Micheline Labelle : «Le rapport entre la majorité et la minorité doit être repensé»

La sociologue Micheline Labelle revient sur les débats autour du port du niqab au Québec. La complexité des clivages sur cette question fait alors apparaître «minorité» et «majorité» comme des catégories réductrices. 

Pourquoi selon vous les catégories de minorités et de majorité sont-elles inefficaces pour penser le vivre-ensemble au sein d'un État-nation et sont-elles donc à revoir?

Ce n’est pas qu’elles sont inefficaces, mais elles ont des limites : on confond souvent majorité numérique ou démographique avec majorité dominante, et minorité démographique avec minorité dominée. Il y a donc lieu de préciser de quoi l’on parle. S’agit-il de majorité démographique ou de majorité sociologique ? Dans certains cas, l’analyse en termes de rapport majorité/minorités a toute sa pertinence. C’était le cas en Afrique du Sud, alors que la majorité démographique des Bantous, soumis à l’apartheid, constituait en fait une minorité sociologique.

La définition classique de la minorité produite par Louis Wirth se posait dans un contexte où les esclaves africains et leurs descendants ont été soumis à une discrimination et à une ségrégation historique dont on observe les conséquences actuelles 1. Elle s’appliquait bien au cas des minorités coloniales présentes sur le territoire américain. Mais les minorités numériques issues de l’immigration volontaire correspondent-elles toutes à cette définition ? Ou encore sont-elles des blocs homogènes ? Et la majorité est-elle uniforme ? À ces questions, je réponds qu’il faut tenir compte des modes d’incorporation différenciés, des rapports de classe, des alliances et des convergences...

 

Donc, selon vous, le rapport majorité/minorités varie selon les contextes et il faut le penser différemment ?

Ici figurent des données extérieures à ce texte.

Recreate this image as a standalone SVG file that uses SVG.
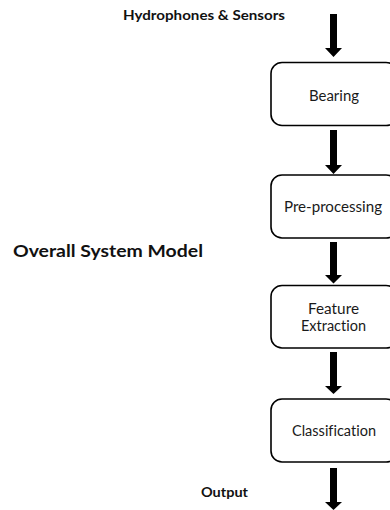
<svg xmlns="http://www.w3.org/2000/svg" width="390" height="510" viewBox="0 0 390 510">
  <defs>
    <style>
      .box { fill: #ffffff; stroke: #000000; stroke-width: 1.6; }
      .label { font-family: Lato, "Open Sans", "Liberation Sans", sans-serif; font-size: 14.5px; fill: #1a1a1a; text-anchor: middle; font-variant-ligatures: none; }
      .title { font-family: Lato, "Open Sans", "Liberation Sans", sans-serif; font-weight: bold; fill: #111111; }
      .arrow { fill: #000000; }
    </style>
  </defs>

  <rect width="390" height="510" fill="#ffffff"/>

  <text class="title" x="123" y="20" font-size="14" textLength="162" lengthAdjust="spacingAndGlyphs">Hydrophones &amp; Sensors</text>
  <text class="title" x="13" y="257" font-size="17" textLength="190" lengthAdjust="spacingAndGlyphs">Overall System Model</text>
  <text class="title" x="201" y="497" font-size="14" textLength="47" lengthAdjust="spacingAndGlyphs">Output</text>

  <!-- block arrows: shaft 7 wide, head 17 wide -->
  <g id="connectors" class="arrow">
    <path d="M330 14 H337 V48 H342 L333.5 57 L325 48 H330 Z"/>
    <path d="M330 130 H337 V165 H342 L333.5 174 L325 165 H330 Z"/>
    <path d="M330 242 H337 V275 H342 L333.5 283.5 L325 275 H330 Z"/>
    <path d="M330 352 H337 V386 H342 L333.5 394 L325 386 H330 Z"/>
    <path d="M330 468 H337 V502 H342 L333.5 510 L325 502 H330 Z"/>
  </g>

  <g id="bearing">
    <rect class="box" x="271" y="62.5" width="126" height="63" rx="11"/>
    <text class="label" x="334" y="101" textLength="50" lengthAdjust="spacingAndGlyphs">Bearing</text>
  </g>

  <g id="preprocessing">
    <rect class="box" x="271" y="175" width="126" height="63" rx="11"/>
    <text class="label" x="333" y="212" textLength="98" lengthAdjust="spacingAndGlyphs">Pre-processing</text>
  </g>

  <g id="feature-extraction">
    <rect class="box" x="271" y="285.5" width="126" height="62.5" rx="11"/>
    <text class="label" x="333.5" y="314" textLength="51" lengthAdjust="spacingAndGlyphs">Feature</text>
    <text class="label" x="333.5" y="331" textLength="65" lengthAdjust="spacingAndGlyphs">Extraction</text>
  </g>

  <g id="classification">
    <rect class="box" x="271" y="399" width="126" height="63" rx="11"/>
    <text class="label" x="334" y="436" textLength="84" lengthAdjust="spacingAndGlyphs">Classification</text>
  </g>
</svg>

C’est le cas au Canada. Le Québec est reconnu comme nation et constitue une minorité nationale au sein de la fédération canadienne, historiquement conquise et historiquement dominée. Et sur le territoire du Québec vivent onze nations autochtones et inuits. Cette complexité exige une approche particulière. On peut aussi penser au cas catalan : une nation minoritaire dans l’ensemble espagnol qui souhaite son indépendance, comme le veut aussi une forte proportion de Québécois. Ce type de minorités nationales n’a rien à voir, sur les plans économique et politique, avec la situation des Afro-Américains ou des Maghrébins vivant dans les banlieues françaises défavorisées. Par exemple, les débats sur la laïcité et le port des signes religieux préoccupent nos sociétés. Si l’on présente ces débats comme relevant uniquement de positions campées en termes de majorité/minorités, on fait fausse route.